Looking at the preliminary data for 2018, which saw both personal and corporate income tax rates decline with the passage of the Tax Cuts and Jobs Act of 2017, we see that total tax receipts as a percent of GDP dipped below the mean, but still falls within one standard deviation of it, just as in over two-thirds of previous years. Tax receipts from individual income taxes however rose slightly, despite the income tax cuts that took effect in 2018, staying above the mean but still falling within one standard deviation of it.

Hauser's Law appears to have held up surprisingly well over time.

Will it continue? Only time will tell, but given what we've observed, it would take more than simple changes in marginal income tax rates to boost the U.S. government's tax revenues above the historical range that characterizes the strange phenomenon that is Hauser's law.

References

Bradford Tax Institute. History of Federal Income Tax Rates: 1913-2019. [Online Text]. Accessed 13 January 2019.

Tax Foundation. Federal Individual Income Tax Rates History. [PDF Document]. 17 October 2013.
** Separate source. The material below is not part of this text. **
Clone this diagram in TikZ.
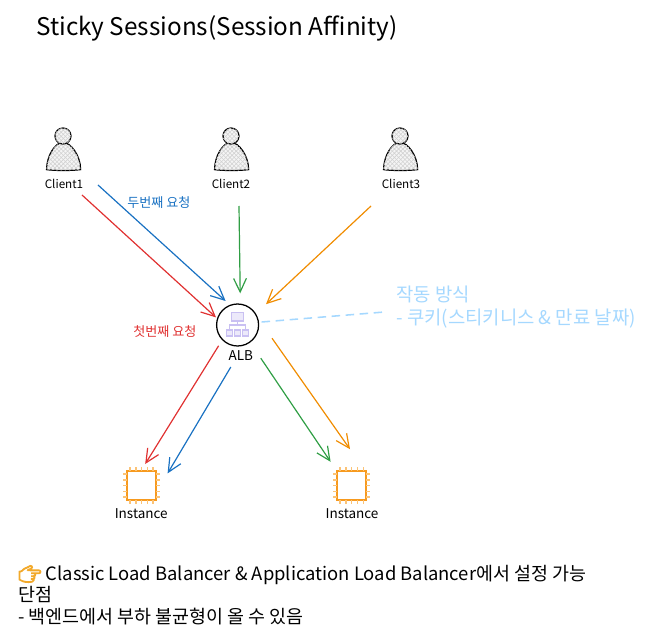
\documentclass[tikz,border=0pt]{standalone}
\usepackage{fontspec}
\setmainfont{Noto Sans CJK KR}
\newfontfamily\emojifont[FakeBold=6]{Noto Emoji}
\usetikzlibrary{arrows.meta,patterns}
\definecolor{redline}{HTML}{E03131}
\definecolor{blueline}{HTML}{1971C2}
\definecolor{greenline}{HTML}{2F9E44}
\definecolor{orangeline}{HTML}{F08C00}
\definecolor{noteblue}{HTML}{A5D8FF}
\definecolor{iconpurple}{HTML}{C9C0F2}
\definecolor{chiporange}{HTML}{F79A1E}
\definecolor{pinorange}{HTML}{FBC377}
\definecolor{thumbyellow}{HTML}{F2A92B}

\begin{document}
\begin{tikzpicture}[>={Straight Barb[length=3.4mm,width=3.2mm]}, every node/.style={inner sep=0pt},
	conn/.style={->, line width=0.85pt},
	lbl/.style={font=\fontsize{8.3}{10}\selectfont},
	wide/.style={font=\fontsize{9.6}{11}\selectfont},
	tag/.style={font=\fontsize{9.3}{11}\selectfont},
	big/.style={font=\fontsize{13.4}{16.4}\selectfont, align=left},
	chip/.style={draw=chiporange, fill=white, line width=1.1pt, minimum size=0.72cm},
	person/.pic={
		\draw[line width=0.9pt, fill=gray!8, postaction={pattern=crosshatch, pattern color=gray!35}] (-0.41,-0.84) .. controls (-0.41,-0.5) and (-0.2,-0.16) .. (0,-0.16) .. controls (0.2,-0.16) and (0.44,-0.5) .. (0.44,-0.84) .. controls (0.2,-0.87) and (-0.2,-0.87) .. cycle;
		\draw[line width=0.9pt, fill=gray!8, postaction={pattern=crosshatch, pattern color=gray!35}] (0,0) circle (0.2);
	}]
	\useasboundingbox (0,0) rectangle (16.4,-15.8);
	\node[anchor=west, font=\fontsize{17.3}{20}\selectfont] (title) at (0.9,-0.7) {Sticky Sessions(Session Affinity)};
	\pic at (1.575,-3.4) {person};
	\pic at (5.775,-3.4) {person};
	\pic at (10,-3.4) {person};
	\node[lbl] (client1) at (1.6,-4.6) {Client1};
	\node[lbl] (client2) at (5.775,-4.6) {Client2};
	\node[lbl] (client3) at (10.025,-4.6) {Client3};
	\node[draw, circle, line width=0.9pt, minimum size=1.05cm] (alb) at (5.94,-8.125) {};
	\node[wide] (alblabel) at (6.02,-8.88) {ALB};
	\draw[iconpurple, line width=0.8pt, fill=iconpurple!35] (5.79,-8.025) rectangle (6.09,-7.805);
	\draw[iconpurple, line width=0.8pt] (5.94,-8.025) -- (5.94,-8.125) (5.74,-8.25) -- (5.74,-8.125) -- (6.14,-8.125) -- (6.14,-8.25);
	\foreach \x in {5.74,5.94,6.14}
		\draw[iconpurple, line width=0.8pt, fill=iconpurple!35] (\x-0.08,-8.4) rectangle (\x+0.08,-8.25);
	\node[chip] (inst1) at (3.54,-12.14) {};
	\node[chip] (inst2) at (8.79,-12.14) {};
	\foreach \inst in {inst1,inst2}
		\foreach \p in {-0.29,-0.145,0,0.145,0.29} {
			\draw[pinorange, line width=1pt] ([shift={(\p,0.37)}]\inst.center) -- ++(0,0.1);
			\draw[pinorange, line width=1pt] ([shift={(\p,-0.37)}]\inst.center) -- ++(0,-0.1);
			\draw[pinorange, line width=1pt] ([shift={(-0.37,\p)}]\inst.center) -- ++(-0.1,0);
			\draw[pinorange, line width=1pt] ([shift={(0.37,\p)}]\inst.center) -- ++(0.1,0);
		}
	\node[wide] (inst1label) at (3.53,-12.83) {Instance};
	\node[wide] (inst2label) at (8.8,-12.83) {Instance};
	\node[tag, text=blueline] (second) at (3.97,-5.07) {두번째 요청};
	\node[tag, text=redline] (first) at (4.12,-8.3) {첫번째 요청};
	\node[big, text=noteblue, anchor=west] (note) at (9.9,-7.68) {작동 방식\\- 쿠키(스티키니스 \& 만료 날짜)};
	\draw[conn, redline] ([shift={(0.45,-0.275)}]client1.center) -- ([shift={(-0.54,0.19)}]alb.center);
	\draw[conn, blueline] ([shift={(0.85,-0.025)}]client1.center) -- ([shift={(-0.3,0.6)}]alb.center);
	\draw[conn, greenline] ([shift={(0.2,-0.55)}]client2.center) -- ([shift={(0.065,0.79)}]alb.center);
	\draw[conn, orangeline] ([shift={(-0.75,-0.55)}]client3.center) -- ([shift={(0.71,0.52)}]alb.center);
	\draw[conn, redline] ([shift={(-0.475,-0.52)}]alb.center) -- ([shift={(0.09,0.54)}]inst1.center);
	\draw[conn, blueline] ([shift={(-0.17,-1.05)}]alb.center) -- ([shift={(0.65,0.305)}]inst1.center);
	\draw[conn, greenline] ([shift={(0.58,-0.83)}]alb.center) -- ([shift={(-0.525,0.595)}]inst2.center);
	\draw[conn, orangeline] ([shift={(0.86,-0.33)}]alb.center) -- ([shift={(-0.04,0.91)}]inst2.center);
	\draw[noteblue, line width=1.1pt, dash pattern=on 6pt off 4pt] ([shift={(0.6,0.075)}]alb.center) -- ([shift={(-0.35,-0.125)}]note.west);
	\node[big, anchor=north west, font=\fontsize{13.1}{15.3}\selectfont] (footer) at (0.45,-14.12) {{\emojifont\color{thumbyellow}👉} Classic Load Balancer \& Application Load Balancer에서 설정 가능\\단점\\- 백엔드에서 부하 불균형이 올 수 있음};
\end{tikzpicture}
\end{document}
U.S. Department of the Treasury. September 2018 Monthly Treasury Statement. [PDF Document]. 17 October 2018.

U.S. Bureau of Economic Analysis. National income and Product Accounts Tables. Table 1.1.5. Gross Domestic Product. [Online Database]. Last Revised: 21 December 2018. Accessed: 14 January 2019.

U.S. White House Office of Management and Budget. Budget of the United States Government. Historical Tables. Table 1.1. Summary of Receipts, Outlays, and Surpluses or Deficits (-): 1789-2023. Table 2.1. Receipts by Source: 1934-2023. [PDF Document]. 12 February 2018.